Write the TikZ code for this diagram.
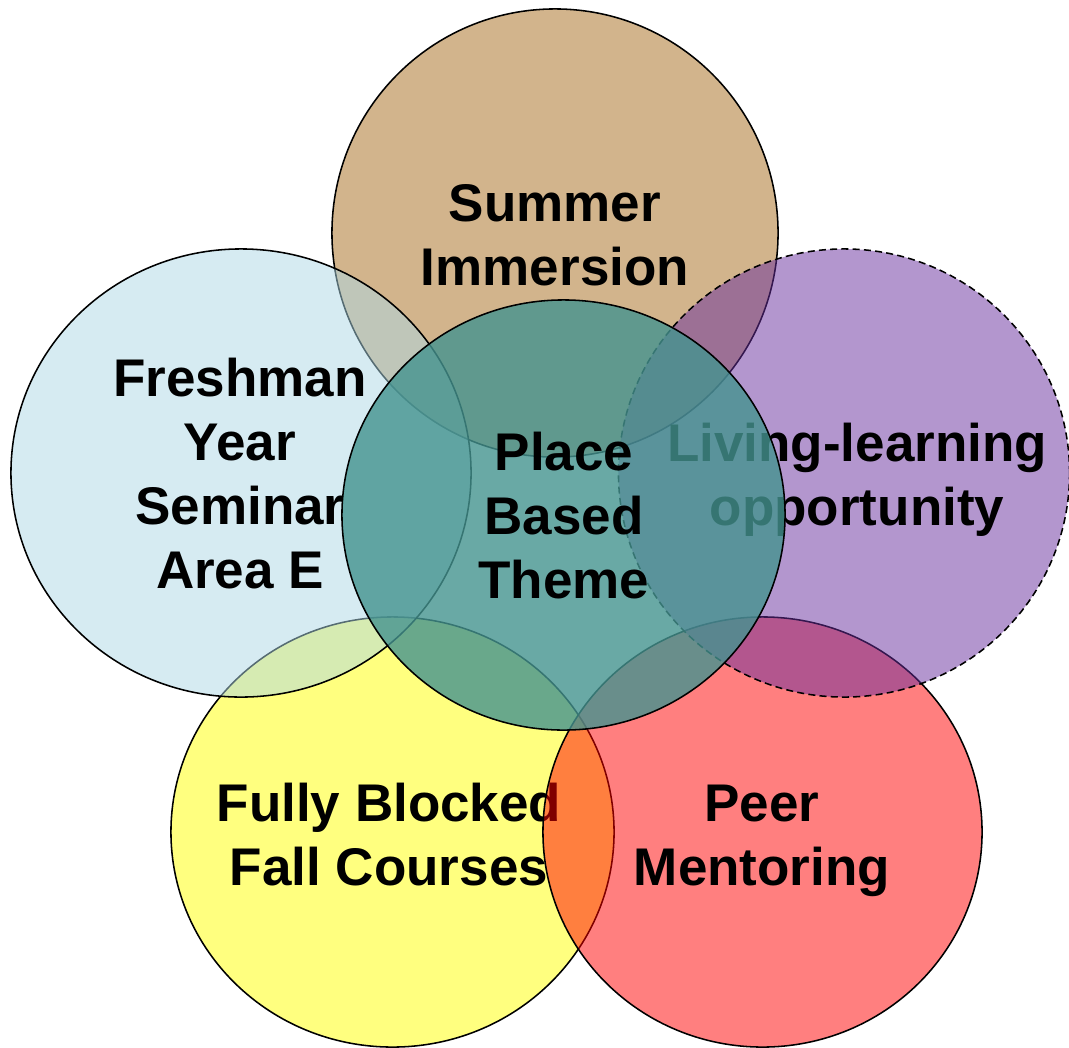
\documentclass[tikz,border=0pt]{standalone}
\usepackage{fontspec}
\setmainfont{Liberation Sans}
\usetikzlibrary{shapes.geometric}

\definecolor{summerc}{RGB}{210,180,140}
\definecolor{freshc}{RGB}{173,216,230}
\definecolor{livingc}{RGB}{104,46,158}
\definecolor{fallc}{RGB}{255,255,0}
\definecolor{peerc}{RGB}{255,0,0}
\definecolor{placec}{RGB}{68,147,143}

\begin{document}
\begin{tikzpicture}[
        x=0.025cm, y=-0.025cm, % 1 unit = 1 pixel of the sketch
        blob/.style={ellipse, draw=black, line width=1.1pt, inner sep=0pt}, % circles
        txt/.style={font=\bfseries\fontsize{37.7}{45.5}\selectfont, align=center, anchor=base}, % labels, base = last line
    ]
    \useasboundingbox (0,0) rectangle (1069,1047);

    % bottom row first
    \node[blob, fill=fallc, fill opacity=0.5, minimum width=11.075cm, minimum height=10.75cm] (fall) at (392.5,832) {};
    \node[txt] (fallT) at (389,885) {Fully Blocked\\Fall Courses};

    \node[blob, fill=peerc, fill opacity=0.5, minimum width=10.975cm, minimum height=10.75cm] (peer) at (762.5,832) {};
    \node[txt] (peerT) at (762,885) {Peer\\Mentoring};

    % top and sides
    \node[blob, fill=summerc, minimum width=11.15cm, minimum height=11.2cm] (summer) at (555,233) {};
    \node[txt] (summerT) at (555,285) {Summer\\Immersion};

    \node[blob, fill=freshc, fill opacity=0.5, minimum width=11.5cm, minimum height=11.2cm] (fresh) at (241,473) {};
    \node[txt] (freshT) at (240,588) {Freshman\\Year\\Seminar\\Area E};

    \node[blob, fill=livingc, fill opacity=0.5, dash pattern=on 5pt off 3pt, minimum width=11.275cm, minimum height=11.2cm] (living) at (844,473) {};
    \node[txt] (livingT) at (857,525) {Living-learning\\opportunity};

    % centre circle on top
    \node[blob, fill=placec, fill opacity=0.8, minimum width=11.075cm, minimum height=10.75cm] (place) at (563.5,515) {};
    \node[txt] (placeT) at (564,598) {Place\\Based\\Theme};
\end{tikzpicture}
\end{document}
==
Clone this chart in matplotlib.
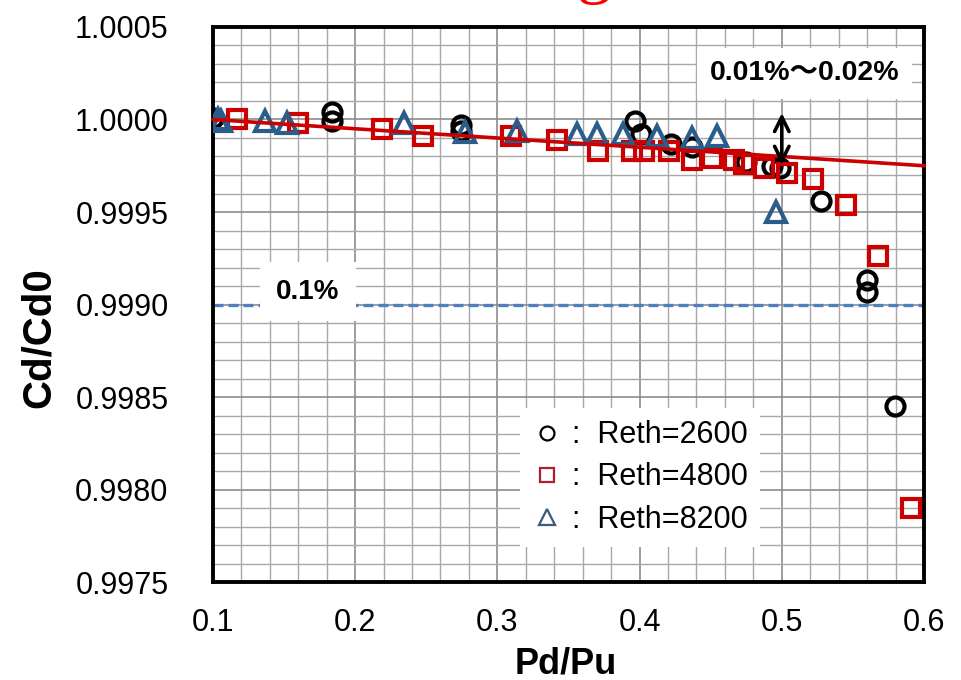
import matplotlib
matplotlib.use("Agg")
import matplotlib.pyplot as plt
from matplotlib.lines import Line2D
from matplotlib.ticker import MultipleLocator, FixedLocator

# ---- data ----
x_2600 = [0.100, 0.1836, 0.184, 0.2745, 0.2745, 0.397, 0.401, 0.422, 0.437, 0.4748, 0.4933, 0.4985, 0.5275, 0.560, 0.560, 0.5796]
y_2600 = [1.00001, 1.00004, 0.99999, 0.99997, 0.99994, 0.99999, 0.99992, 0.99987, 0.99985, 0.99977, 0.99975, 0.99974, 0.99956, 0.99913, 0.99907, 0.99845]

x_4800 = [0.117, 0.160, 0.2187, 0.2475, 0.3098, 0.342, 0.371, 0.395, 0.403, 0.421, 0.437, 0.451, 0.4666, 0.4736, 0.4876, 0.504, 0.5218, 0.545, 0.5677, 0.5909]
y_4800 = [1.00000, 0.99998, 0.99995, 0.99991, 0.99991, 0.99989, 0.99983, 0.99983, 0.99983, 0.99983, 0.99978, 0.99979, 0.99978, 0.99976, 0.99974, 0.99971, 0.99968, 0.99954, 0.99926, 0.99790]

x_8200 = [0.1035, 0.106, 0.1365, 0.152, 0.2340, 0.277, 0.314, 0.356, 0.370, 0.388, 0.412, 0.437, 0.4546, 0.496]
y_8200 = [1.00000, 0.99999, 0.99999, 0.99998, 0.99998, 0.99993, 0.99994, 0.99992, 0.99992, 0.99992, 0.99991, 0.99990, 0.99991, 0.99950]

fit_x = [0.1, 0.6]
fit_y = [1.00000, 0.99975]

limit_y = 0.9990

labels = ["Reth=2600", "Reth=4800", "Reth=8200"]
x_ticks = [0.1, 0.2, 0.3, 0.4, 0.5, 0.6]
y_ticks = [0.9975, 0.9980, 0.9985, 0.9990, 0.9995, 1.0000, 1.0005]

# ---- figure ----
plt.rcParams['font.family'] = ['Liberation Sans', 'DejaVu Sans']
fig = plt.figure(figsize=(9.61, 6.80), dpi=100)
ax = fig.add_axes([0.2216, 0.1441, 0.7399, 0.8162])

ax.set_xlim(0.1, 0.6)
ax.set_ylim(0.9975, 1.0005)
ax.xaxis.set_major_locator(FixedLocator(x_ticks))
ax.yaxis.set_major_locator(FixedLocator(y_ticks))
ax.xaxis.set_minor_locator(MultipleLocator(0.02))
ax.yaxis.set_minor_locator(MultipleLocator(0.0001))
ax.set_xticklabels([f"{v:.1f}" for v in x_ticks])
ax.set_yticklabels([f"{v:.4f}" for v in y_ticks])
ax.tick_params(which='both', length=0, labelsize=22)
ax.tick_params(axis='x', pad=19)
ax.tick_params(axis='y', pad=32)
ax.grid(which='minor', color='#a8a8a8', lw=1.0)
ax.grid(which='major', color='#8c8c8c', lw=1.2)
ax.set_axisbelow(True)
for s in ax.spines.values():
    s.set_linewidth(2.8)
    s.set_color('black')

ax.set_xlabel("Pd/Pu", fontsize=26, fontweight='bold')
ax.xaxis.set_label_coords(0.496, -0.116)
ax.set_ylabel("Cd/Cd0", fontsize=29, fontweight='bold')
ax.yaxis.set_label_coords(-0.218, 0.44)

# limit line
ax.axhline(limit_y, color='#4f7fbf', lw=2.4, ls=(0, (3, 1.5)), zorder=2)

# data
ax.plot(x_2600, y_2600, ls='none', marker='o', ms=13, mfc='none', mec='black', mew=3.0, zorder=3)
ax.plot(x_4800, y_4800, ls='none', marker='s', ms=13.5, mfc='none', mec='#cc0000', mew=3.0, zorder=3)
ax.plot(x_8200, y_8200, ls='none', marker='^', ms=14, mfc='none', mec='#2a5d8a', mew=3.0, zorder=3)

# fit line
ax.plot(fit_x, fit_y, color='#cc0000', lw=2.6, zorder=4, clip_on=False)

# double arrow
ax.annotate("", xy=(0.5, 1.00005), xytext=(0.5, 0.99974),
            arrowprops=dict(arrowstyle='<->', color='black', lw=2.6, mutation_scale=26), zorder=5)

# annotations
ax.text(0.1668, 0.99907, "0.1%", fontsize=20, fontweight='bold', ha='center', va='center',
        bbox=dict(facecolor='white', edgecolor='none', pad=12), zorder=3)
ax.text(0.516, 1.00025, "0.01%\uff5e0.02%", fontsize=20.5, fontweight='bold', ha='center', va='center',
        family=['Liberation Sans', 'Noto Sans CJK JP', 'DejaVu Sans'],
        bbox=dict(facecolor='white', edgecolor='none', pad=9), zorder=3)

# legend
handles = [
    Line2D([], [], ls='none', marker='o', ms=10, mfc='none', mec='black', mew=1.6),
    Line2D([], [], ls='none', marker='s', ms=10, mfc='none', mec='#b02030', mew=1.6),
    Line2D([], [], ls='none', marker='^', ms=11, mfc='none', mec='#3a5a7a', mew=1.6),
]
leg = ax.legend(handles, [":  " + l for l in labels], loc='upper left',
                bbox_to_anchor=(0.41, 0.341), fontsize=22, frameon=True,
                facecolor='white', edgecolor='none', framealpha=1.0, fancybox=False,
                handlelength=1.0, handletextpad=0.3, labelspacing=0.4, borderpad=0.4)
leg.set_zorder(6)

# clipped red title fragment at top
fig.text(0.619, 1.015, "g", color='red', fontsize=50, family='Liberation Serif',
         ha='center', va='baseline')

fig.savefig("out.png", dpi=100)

▶ AIM OF THE TASK
The material above holds pictures; leave them out. Repeat exactly the lines from the one containing "Clone this chart in matplotlib." through the one containing "0.99954, 0.99926, 0.99790]", and nothing else.

▶ RESULT FOR THIS TASK
Clone this chart in matplotlib.
import matplotlib
matplotlib.use("Agg")
import matplotlib.pyplot as plt
from matplotlib.lines import Line2D
from matplotlib.ticker import MultipleLocator, FixedLocator

# ---- data ----
x_2600 = [0.100, 0.1836, 0.184, 0.2745, 0.2745, 0.397, 0.401, 0.422, 0.437, 0.4748, 0.4933, 0.4985, 0.5275, 0.560, 0.560, 0.5796]
y_2600 = [1.00001, 1.00004, 0.99999, 0.99997, 0.99994, 0.99999, 0.99992, 0.99987, 0.99985, 0.99977, 0.99975, 0.99974, 0.99956, 0.99913, 0.99907, 0.99845]

x_4800 = [0.117, 0.160, 0.2187, 0.2475, 0.3098, 0.342, 0.371, 0.395, 0.403, 0.421, 0.437, 0.451, 0.4666, 0.4736, 0.4876, 0.504, 0.5218, 0.545, 0.5677, 0.5909]
y_4800 = [1.00000, 0.99998, 0.99995, 0.99991, 0.99991, 0.99989, 0.99983, 0.99983, 0.99983, 0.99983, 0.99978, 0.99979, 0.99978, 0.99976, 0.99974, 0.99971, 0.99968, 0.99954, 0.99926, 0.99790]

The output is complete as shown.